Optical parametric oscillators are used to convert the output wavelength of a laser into a more useful range. FIG. 1 shows the simplest possible optical parametric oscillator 110 using a Fabry-Perot or linear resonator. The optical parametric oscillator is pumped by laser 110 producing nanosecond pulses of intense coherent light at, for example, 1064 nm. A non-linear crystal 140, such as Potassium Titanyl Phosphate (KTP), converts the pump light 120 into two longer wavelengths and provides parametric gain. A singly resonant optical parametric oscillator 100 ensures that one of these two wavelengths undergoes multiple reflections within the resonator. The input mirror 130 is highly transmissive at the pump wavelength and highly reflective at the circulating wavelength (known as the signal). The resonator is terminated by the output mirror 150 which is partially reflective at the signal wavelength. It can either be transmissive at the pump wavelength or highly reflecting at the pump wavelength. The latter choice is often made to improve the efficiency of the optical parametric oscillator 100, but needs additional components to prevent retro reflections into the pump laser 110. The Fabry-Perot resonator is unsatisfactory because small changes in mirror angle cause significant boresight, divergence and pulse energy changes.
Alternative plane mirror optical parametric oscillator configurations have been used shown in FIGS. 2 and 3. Here, a planar ring geometry is used to remove the efficiency concern associated with Fabry-Perot resonators by avoiding the retro reflections into the pump laser 210, 305. FIG. 2 shows a ring optical parametric oscillator 200 where the input mirror 225 is highly transmissive at the pump wavelength and highly reflective at the signal wavelength.

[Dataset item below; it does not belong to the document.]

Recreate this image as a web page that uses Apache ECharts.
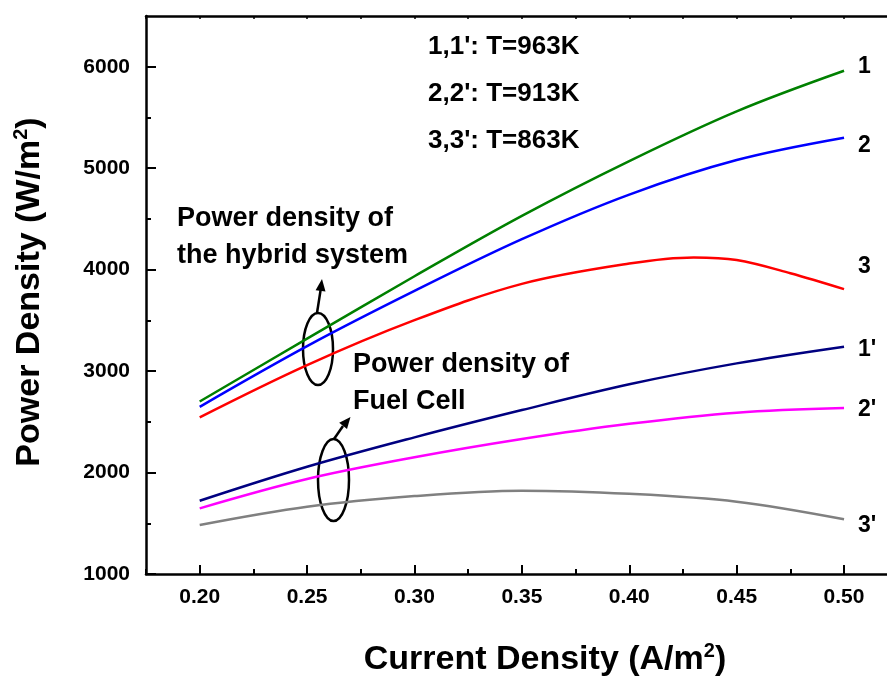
<!DOCTYPE html>
<html lang="en">
<head>
<meta charset="UTF-8">
<title>Power Density</title>
<script src="https://cdn.jsdelivr.net/npm/echarts@6/dist/echarts.min.js"></script>
<style>
  html, body { margin: 0; padding: 0; background: #fff; }
  #main { width: 887px; height: 680px; }
</style>
</head>
<body>
<div id="main"></div>
<script>
  // current density (A/m2)
  const xs = [0.20, 0.25, 0.30, 0.35, 0.40, 0.45, 0.50];
  // hybrid system power density (W/m2)
  const pd1 = [2700, 3320, 3935, 4530, 5070, 5560, 5960];
  const pd2 = [2648, 3246, 3790, 4300, 4740, 5080, 5300];
  const xs3 = [0.20, 0.25, 0.30, 0.35, 0.40, 0.43, 0.45, 0.475, 0.50];
  const pd3 = [2544, 3059, 3502, 3860, 4060, 4120, 4095, 3965, 3808];
  // fuel cell power density (W/m2)
  const fc1 = [1722, 2057, 2347, 2616, 2870, 3076, 3240];
  const fc2 = [1647, 1936, 2150, 2330, 2480, 2590, 2635];
  const fc3 = [1483, 1663, 1768, 1821, 1790, 1712, 1539];

  const xTicks = [0.20, 0.25, 0.30, 0.35, 0.40, 0.45, 0.50];
  const xMinor = [0.175, 0.225, 0.275, 0.325, 0.375, 0.425, 0.475];
  const xTop = [0.175, 0.20, 0.225, 0.25, 0.275, 0.30, 0.325, 0.35, 0.375, 0.40, 0.425, 0.45, 0.475, 0.50];
  const yTicks = [1000, 2000, 3000, 4000, 5000, 6000];
  const yMinor = [1500, 2500, 3500, 4500, 5500];
  const curveNames = ['1', '2', '3', "1'", "2'", "3'"];
  const tempNotes = ["1,1': T=963K", "2,2': T=913K", "3,3': T=863K"];

  const FONT = '"Liberation Sans", Arial, sans-serif';
  var chartDom = document.getElementById('main');
  var myChart = echarts.init(chartDom);

  function pairs(x, y) {
    return x.map(function (v, i) { return [v, y[i]]; });
  }

  function curve(name, data, color, dy) {
    return {
      name: name,
      type: 'line',
      data: data,
      showSymbol: false,
      smooth: 0.35,
      color: color,
      lineStyle: { color: color, width: 2.5 },
      endLabel: {
        show: true,
        formatter: name,
        distance: 14,
        offset: [0, dy],
        color: '#000',
        fontFamily: FONT,
        fontWeight: 'bold',
        fontSize: 23
      },
      animation: false
    };
  }

  var tickFont = { fontFamily: FONT, fontWeight: 'bold', fontSize: 21, color: '#000' };

  var option = {
    animation: false,
    grid: { left: 146, top: 16, width: 741, height: 558, outerBoundsMode: 'none' },
    xAxis: [
      {
        type: 'value', min: 0.175, max: 0.52, position: 'bottom',
        axisLine: { onZero: false, lineStyle: { color: '#000', width: 2.5 } },
        axisTick: { inside: true, length: 9, customValues: xTicks, lineStyle: { color: '#000', width: 2 } },
        axisLabel: Object.assign({ customValues: xTicks, margin: 13, formatter: function (v) { return v.toFixed(2); } }, tickFont),
        splitLine: { show: false }
      },
      {
        type: 'value', min: 0.175, max: 0.52, position: 'bottom',
        axisLine: { show: false },
        axisTick: { inside: true, length: 5, customValues: xMinor, lineStyle: { color: '#000', width: 2 } },
        axisLabel: { show: false },
        splitLine: { show: false }
      },
      {
        type: 'value', min: 0.175, max: 0.52, position: 'top',
        axisLine: { onZero: false, lineStyle: { color: '#000', width: 2.5 } },
        axisTick: { inside: true, length: 3, customValues: xTop, lineStyle: { color: '#000', width: 1.5 } },
        axisLabel: { show: false },
        splitLine: { show: false }
      }
    ],
    yAxis: [
      {
        type: 'value', min: 1000, max: 6500, position: 'left',
        axisLine: { show: true, onZero: false, lineStyle: { color: '#000', width: 2.5 } },
        axisTick: { show: true, inside: true, length: 10, customValues: yTicks, lineStyle: { color: '#000', width: 2 } },
        axisLabel: Object.assign({ customValues: yTicks, margin: 16, formatter: function (v) { return String(v); } }, tickFont),
        splitLine: { show: false }
      },
      {
        type: 'value', min: 1000, max: 6500, position: 'left',
        axisLine: { show: false },
        axisTick: { show: true, inside: true, length: 5, customValues: yMinor, lineStyle: { color: '#000', width: 2 } },
        axisLabel: { show: false },
        splitLine: { show: false }
      }
    ],
    series: [
      curve(curveNames[0], pairs(xs, pd1), '#008000', -4),
      curve(curveNames[1], pairs(xs, pd2), '#0000ff', 8),
      curve(curveNames[2], pairs(xs3, pd3), '#ff0000', -22),
      curve(curveNames[3], pairs(xs, fc1), '#000080', 3),
      curve(curveNames[4], pairs(xs, fc2), '#ff00ff', 2),
      curve(curveNames[5], pairs(xs, fc3), '#808080', 6)
    ],
    graphic: [
      // axis titles
      {
        type: 'text', x: 30, y: 292, rotation: Math.PI / 2,
        style: {
          text: 'Power Density (W/m{sup|2})', fill: '#000', font: 'bold 34px ' + FONT,
          align: 'center', verticalAlign: 'middle',
          rich: { sup: { fontSize: 20, fontWeight: 'bold', fontFamily: FONT, padding: [0, 0, 18, 0] } }
        }
      },
      {
        type: 'text', x: 545, y: 660,
        style: {
          text: 'Current Density (A/m{sup|2})', fill: '#000', font: 'bold 34px ' + FONT,
          align: 'center', verticalAlign: 'middle',
          rich: { sup: { fontSize: 20, fontWeight: 'bold', fontFamily: FONT, padding: [0, 0, 18, 0] } }
        }
      },
      // temperature notes
      { type: 'text', x: 428, y: 47, style: { text: tempNotes[0], fill: '#000', font: 'bold 26px ' + FONT, verticalAlign: 'middle' } },
      { type: 'text', x: 428, y: 94, style: { text: tempNotes[1], fill: '#000', font: 'bold 26px ' + FONT, verticalAlign: 'middle' } },
      { type: 'text', x: 428, y: 141, style: { text: tempNotes[2], fill: '#000', font: 'bold 26px ' + FONT, verticalAlign: 'middle' } },
      // hybrid system annotation
      { type: 'text', x: 177, y: 219, style: { text: 'Power density of', fill: '#000', font: 'bold 27px ' + FONT, verticalAlign: 'middle' } },
      { type: 'text', x: 177, y: 256, style: { text: 'the hybrid system', fill: '#000', font: 'bold 27px ' + FONT, verticalAlign: 'middle' } },
      { type: 'ellipse', shape: { cx: 318, cy: 349, rx: 15, ry: 36 }, style: { fill: 'none', stroke: '#000', lineWidth: 2.5 } },
      { type: 'line', shape: { x1: 317, y1: 313, x2: 320.6, y2: 290 }, style: { stroke: '#000', lineWidth: 2.5 } },
      { type: 'polygon', shape: { points: [[322, 279], [325.5, 291.5], [315.6, 290.3]] }, style: { fill: '#000' } },
      // fuel cell annotation
      { type: 'text', x: 353, y: 365, style: { text: 'Power density of', fill: '#000', font: 'bold 27px ' + FONT, verticalAlign: 'middle' } },
      { type: 'text', x: 353, y: 402, style: { text: 'Fuel Cell', fill: '#000', font: 'bold 27px ' + FONT, verticalAlign: 'middle' } },
      { type: 'ellipse', shape: { cx: 333.5, cy: 480, rx: 15.5, ry: 41 }, style: { fill: 'none', stroke: '#000', lineWidth: 2.5 } },
      { type: 'line', shape: { x1: 334, y1: 439, x2: 343, y2: 426 }, style: { stroke: '#000', lineWidth: 2.5 } },
      { type: 'polygon', shape: { points: [[350.5, 417], [347, 429.1], [339.2, 422.7]] }, style: { fill: '#000' } }
    ]
  };

  option && myChart.setOption(option);
</script>
</body>
</html>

The output coupler 235 is highly reflective at the pump wavelength and partially reflective at the signal wavelength. The two fold mirrors 245 are highly reflective at the signal wavelength and highly transmissive at the pump wavelength. A pair of alignment wedges 240 is used to ensure that the resonator is aligned correctly. FIG. 3 is an alternative arrangement, similar to FIG. 2, where additional non-linear crystals 340 are inserted within the other leg of the optical parametric oscillator 300 for reasons of efficiency or packaging. In this case fold mirror 1 335 is highly reflective at both the pump wavelength and the signal wavelength while fold mirror 2 350 is highly reflective at the signal wavelength but highly transmissive at the pump wavelength.
Both optical parametric oscillator 200, 300 layouts shown in FIG. 2 and FIG. 3 are sensitive to small mirror misalignments resulting in boresight, divergence and pulse energy changes. Further, the design shown in FIG. 3 has a manufacturing issue with fold mirror 1 335 where the thick coating required to achieve high reflectivity at both the pump wavelength and the signal wavelength is prone to de-laminate and has a relatively low laser damage threshold.
The obvious choice is to apply the principles of the out of plane resonator to a ring optical parametric oscillator. Various existing designs have been described in the literature including an image rotating 4 mirror ring optical parametric oscillator (U.S. Pat. No. 6,775,054), a ring oscillator incorporating a dove prism, and a crossed Porro design (for the latter two designs, see “Image rotating designs for improved beam quality in nanosecond optical parametric oscillators, A. V Smith, M. S. Bowers, J. Opt. Soc. Am B18 706-713 (2001)). These designs do not avoid the issues with mirror coatings noted above and are generally not compatible with our space requirements.
It is thus an aim of the present invention to mitigate the problems associated with the known designs described above.